_THE TASK_: Using the records provided below, locate and copy each line that contains the word "with".

######

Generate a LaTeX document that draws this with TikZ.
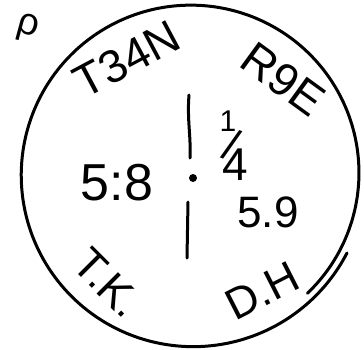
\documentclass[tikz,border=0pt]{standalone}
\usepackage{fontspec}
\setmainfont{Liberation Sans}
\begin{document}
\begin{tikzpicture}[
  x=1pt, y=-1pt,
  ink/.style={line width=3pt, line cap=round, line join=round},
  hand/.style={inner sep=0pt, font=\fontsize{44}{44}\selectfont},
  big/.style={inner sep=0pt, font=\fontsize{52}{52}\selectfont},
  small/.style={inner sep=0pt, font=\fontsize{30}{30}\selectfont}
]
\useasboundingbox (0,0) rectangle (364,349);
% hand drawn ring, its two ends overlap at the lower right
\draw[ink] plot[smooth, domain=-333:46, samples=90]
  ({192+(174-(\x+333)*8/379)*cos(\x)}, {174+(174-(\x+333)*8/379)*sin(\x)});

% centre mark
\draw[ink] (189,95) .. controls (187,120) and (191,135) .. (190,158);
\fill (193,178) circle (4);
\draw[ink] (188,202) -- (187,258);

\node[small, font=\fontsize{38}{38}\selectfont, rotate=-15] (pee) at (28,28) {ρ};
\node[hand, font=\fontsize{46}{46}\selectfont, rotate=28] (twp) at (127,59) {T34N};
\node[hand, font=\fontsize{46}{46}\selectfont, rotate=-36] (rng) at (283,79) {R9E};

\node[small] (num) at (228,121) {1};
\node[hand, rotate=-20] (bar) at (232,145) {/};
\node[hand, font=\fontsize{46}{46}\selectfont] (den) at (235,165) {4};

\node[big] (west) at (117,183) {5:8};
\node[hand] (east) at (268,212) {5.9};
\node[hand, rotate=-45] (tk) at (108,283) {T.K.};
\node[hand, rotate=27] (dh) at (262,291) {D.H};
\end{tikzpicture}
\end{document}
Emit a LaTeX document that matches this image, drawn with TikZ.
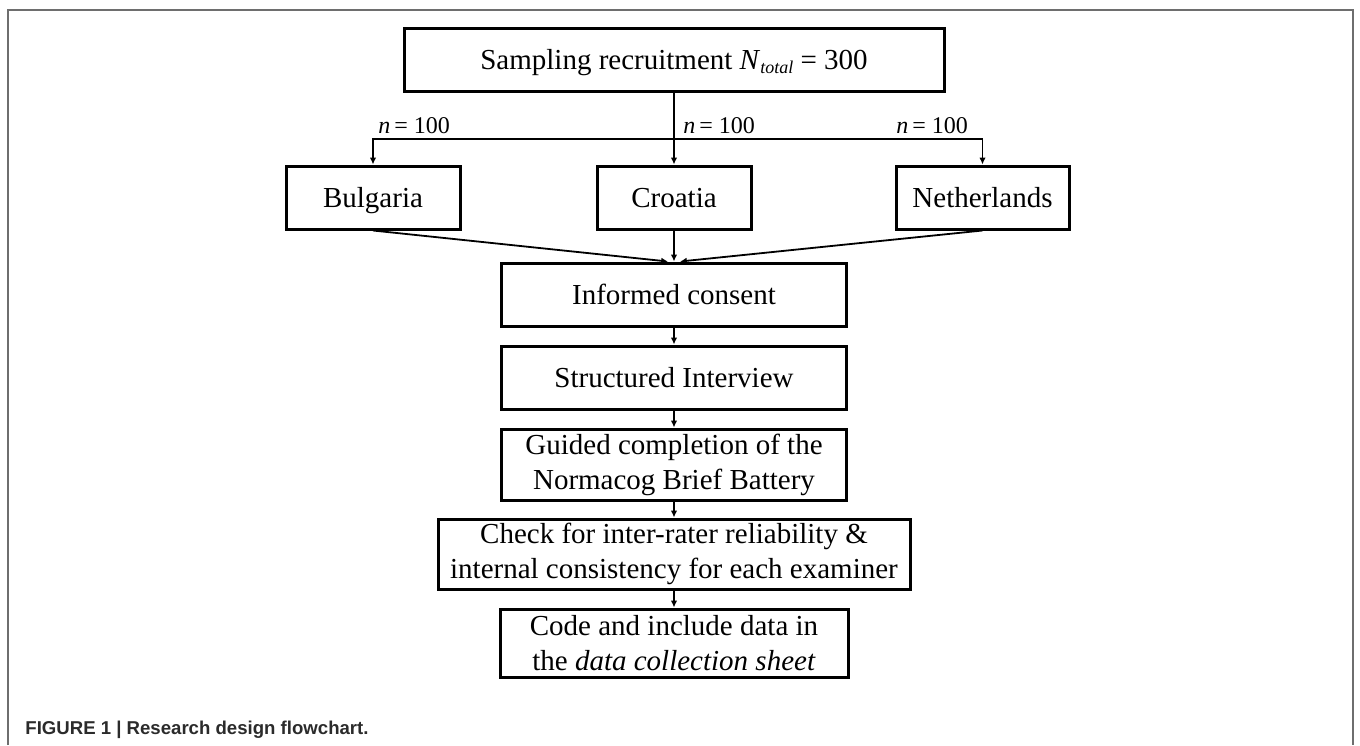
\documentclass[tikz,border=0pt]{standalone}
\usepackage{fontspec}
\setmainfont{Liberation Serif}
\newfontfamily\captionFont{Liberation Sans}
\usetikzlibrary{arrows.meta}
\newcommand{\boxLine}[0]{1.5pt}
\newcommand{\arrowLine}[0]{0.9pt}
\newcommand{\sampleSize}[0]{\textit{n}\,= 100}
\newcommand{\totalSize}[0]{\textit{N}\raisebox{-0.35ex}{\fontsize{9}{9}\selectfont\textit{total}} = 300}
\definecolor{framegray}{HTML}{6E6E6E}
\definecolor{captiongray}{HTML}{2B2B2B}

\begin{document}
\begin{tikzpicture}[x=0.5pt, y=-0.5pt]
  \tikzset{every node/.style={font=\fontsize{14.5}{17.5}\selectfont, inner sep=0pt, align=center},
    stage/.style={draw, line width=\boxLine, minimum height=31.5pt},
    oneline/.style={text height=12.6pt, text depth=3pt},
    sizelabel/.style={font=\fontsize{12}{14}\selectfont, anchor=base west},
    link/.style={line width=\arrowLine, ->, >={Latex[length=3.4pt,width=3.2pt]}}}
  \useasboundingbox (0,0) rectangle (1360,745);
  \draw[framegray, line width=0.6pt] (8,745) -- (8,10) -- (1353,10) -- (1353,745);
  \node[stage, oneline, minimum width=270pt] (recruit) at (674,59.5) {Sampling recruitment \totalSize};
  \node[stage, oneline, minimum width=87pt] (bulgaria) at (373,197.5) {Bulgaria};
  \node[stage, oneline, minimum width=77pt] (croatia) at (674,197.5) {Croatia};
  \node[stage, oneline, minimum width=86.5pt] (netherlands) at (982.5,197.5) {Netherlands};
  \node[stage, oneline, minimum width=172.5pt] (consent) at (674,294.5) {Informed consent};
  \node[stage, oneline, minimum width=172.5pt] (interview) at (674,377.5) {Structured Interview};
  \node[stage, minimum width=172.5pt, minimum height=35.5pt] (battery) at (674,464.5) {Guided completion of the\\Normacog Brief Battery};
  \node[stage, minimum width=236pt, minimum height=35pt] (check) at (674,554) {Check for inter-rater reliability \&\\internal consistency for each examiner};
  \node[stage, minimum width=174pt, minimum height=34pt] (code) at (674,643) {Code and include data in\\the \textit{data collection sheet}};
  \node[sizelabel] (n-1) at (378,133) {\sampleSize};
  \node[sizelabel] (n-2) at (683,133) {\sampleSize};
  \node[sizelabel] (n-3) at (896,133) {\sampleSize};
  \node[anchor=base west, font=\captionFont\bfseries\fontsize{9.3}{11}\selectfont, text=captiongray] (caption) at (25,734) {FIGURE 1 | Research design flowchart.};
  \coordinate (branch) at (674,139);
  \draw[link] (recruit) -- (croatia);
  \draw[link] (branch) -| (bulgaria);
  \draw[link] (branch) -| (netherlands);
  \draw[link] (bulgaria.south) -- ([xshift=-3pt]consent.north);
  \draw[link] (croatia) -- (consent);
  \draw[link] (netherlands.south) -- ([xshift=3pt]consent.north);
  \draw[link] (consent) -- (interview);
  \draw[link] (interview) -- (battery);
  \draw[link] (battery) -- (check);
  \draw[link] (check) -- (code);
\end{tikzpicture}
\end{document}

######

_RESPONSE TO THE TASK_:
Generate a LaTeX document that draws this with TikZ.
Emit a LaTeX document that matches this image, drawn with TikZ.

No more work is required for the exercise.